Tout comme Sandrine , je n'avais pas été plus emballée que cela par "Robe de marié", mais mon énorme coup de coeur pour "au revoir là-haut" ainsi que ton billet me donnent bien envie de faire la connaissance de cette Alex .
Bon, ton billet me donne assez envie de le lire (mais comme toi, j'essaie de faire fondre ma PAL), même si je ne suis pas très thriller. Et j'ai bien compris : ne pas lire la 4ème de couverture! Incroyable, ça, l'éditeur qui spoile! On rêve, ils pourraient faire attention… C'est comme les bandes-annonces qui racontent tout le film!
Il me tente beaucoup (surtout depuis que j'ai lu – et adoré "Au revoir là-haut").

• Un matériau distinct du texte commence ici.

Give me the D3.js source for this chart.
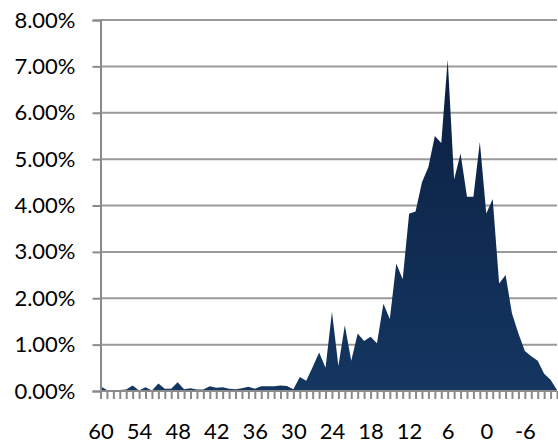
<!DOCTYPE html>
<html><head><meta charset="utf-8">
<script src="https://cdn.jsdelivr.net/npm/d3@7"></script>
<style>body{margin:0;background:#fff}svg{display:block}</style>
</head><body>
<script>
const categories = d3.range(60, -12, -1); // 60 .. -11
const values = [
  0.10,0.02,0.02,0.02,0.03,0.12,0.01,0.08,0.01,0.16, // 60..51
  0.05,0.05,0.19,0.04,0.06,0.03,0.03,0.10,0.07,0.08, // 50..41
  0.05,0.04,0.06,0.09,0.05,0.10,0.10,0.10,0.12,0.11, // 40..31
  0.04,0.30,0.22,0.52,0.83,0.50,1.71,0.54,1.42,0.65, // 30..21
  1.24,1.08,1.17,1.03,1.88,1.55,2.75,2.41,3.82,3.87, // 20..11
  4.50,4.83,5.50,5.35,7.15,4.56,5.12,4.19,4.19,5.37, // 10..1
  3.83,4.14,2.32,2.50,1.67,1.24,0.86,0.75,0.65,0.37, // 0..-9
  0.24,0.02                                          // -10..-11
];
const tickLabels = [60,54,48,42,36,30,24,18,12,6,0,-6];
const yTicks = [0,1,2,3,4,5,6,7,8];

(function(){
const W = 558, H = 447;
const mLeft = 100.5, mRight = 557, mTop = 20, mBottom = 391;
const svg = d3.select("body").append("svg").attr("width", W).attr("height", H);

const x = d3.scalePoint().domain(categories).range([mLeft, mRight]);
const y = d3.scaleLinear().domain([0, 8]).range([mBottom, mTop]);

const defs = svg.append("defs");
const grad = defs.append("linearGradient").attr("id","g").attr("gradientUnits","userSpaceOnUse")
  .attr("x1",0).attr("x2",0).attr("y1",y(7.2)).attr("y2",y(0));
grad.append("stop").attr("offset","0%").attr("stop-color","#0b1f40");
grad.append("stop").attr("offset","100%").attr("stop-color","#143661");

// gridlines
svg.append("g").selectAll("line").data(yTicks.filter(d=>d>0)).join("line")
  .attr("x1", mLeft).attr("x2", mRight)
  .attr("y1", d=>y(d)).attr("y2", d=>y(d))
  .attr("stroke","#9a9a9a").attr("stroke-width",2);

// area
const area = d3.area().x((d,i)=>x(categories[i])).y0(y(0)).y1(d=>y(d));
svg.append("path").datum(values).attr("d", area).attr("fill","url(#g)");

const font = "Lato, 'Open Sans', sans-serif";

// y axis
const yAxis = d3.axisLeft(y).tickValues(yTicks).tickSize(8).tickPadding(17)
  .tickFormat(d => d.toFixed(2) + "%");
const yg = svg.append("g").attr("transform",`translate(${mLeft},0)`).call(yAxis);
yg.select(".domain").attr("stroke","#8a8a8a").attr("stroke-width",2);
yg.selectAll(".tick line").attr("stroke","#8a8a8a").attr("stroke-width",2);
yg.selectAll("text").attr("font-family",font).attr("font-size",22).attr("fill","#000");

// x axis
const xAxis = d3.axisBottom(x).tickValues(categories).tickSize(8).tickPadding(24)
  .tickFormat(d => tickLabels.includes(d) ? String(d) : "");
const xg = svg.append("g").attr("transform",`translate(0,${mBottom})`).call(xAxis);
xg.select(".domain").attr("stroke","#8a8a8a").attr("stroke-width",2).attr("d",`M${mLeft},0H${mRight}`);
xg.selectAll(".tick line").attr("stroke","#8a8a8a").attr("stroke-width",2);
xg.selectAll("text").attr("font-family",font).attr("font-size",22).attr("fill","#000");
})();
</script>
</body></html>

Malheureusement, j'ai fait la bêtise de lire la 4ème de couv' ! J'attendais d'oublier un peu mais non, à la lecture de ton billet, je ne me souviens que trop bien de ce qui est sous entendu … du coup, j'hésite !
J'en profite pour te souhaiter une très bonne année 2014, beaucoup de belles lectures et d'inspiration pour tes billets toujours tellement bien rédigés …
J'ai très envie de découvrir les polars de Pierre Lemaître dont j'avais entendu beaucoup de bien. Je note celui-ci car ton enthousiasme est communicatif.